The musician John Lennon and the performance artist Yoko Ono married in 1969. It was one of the most talked about relationships of the time, not least because many fans of the Beatles blamed Yoko for the break up of the band. John was defensive about the intensity of their love, writing in the lyrics to God (1970): “I just believe in me, Yoko and me, and that’s reality.”

On December 8, 1980, Annie Leibovitz was commissioned by Rolling Stone to photograph John Lennon and Yoko Ono, as part of the promotional efforts surrounding their joint album Double Fantasy. While Leibovitz had hoped that both Lennon and Ono would pose nude, Ono was uncomfortable with shedding her clothes. But Ono’s reluctance led to a legendary improvisation. Of the experience, Leibovitz has said: “I was kinda disappointed, and I said, ‘Just leave everything on.’ We took one Polaroid, and the three of us knew it was profound right away.” When Lennon saw the Polaroid, he said to her: “This is it. This is our relationship.”


Later that evening, Lennon was shot and killed outside of his New York City apartment building. The magazine ran the haunting image (sans headlines) as its cover the following month.

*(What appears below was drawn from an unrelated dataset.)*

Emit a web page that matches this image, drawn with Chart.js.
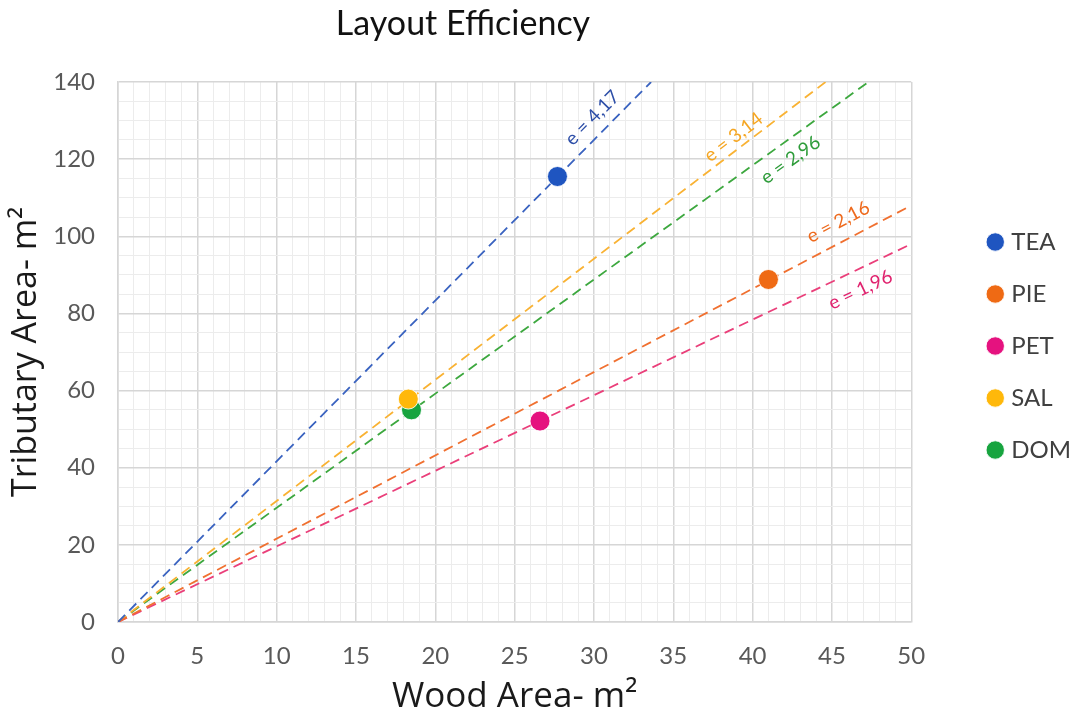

This image and the other image with John nude would quickly become iconic for its timing and the manner in which it immortalized the couple’s devotion towards each other. The picture ultimately documented the celebrity couple’s last hours together, and perhaps a depiction of their final kiss. Leibovitz understands that the photo’s special status is a result of the musician’s tragic death occurring immediately after the shoot.
It’s actually an excellent example of how circumstances change a picture. Suddenly, that photograph has a story. You’re looking at it and thinking it’s their last kiss, or they’re saying goodbye. You can make up all sorts of things about it. I think it’s amazing when there’s a lot of levels to a photograph.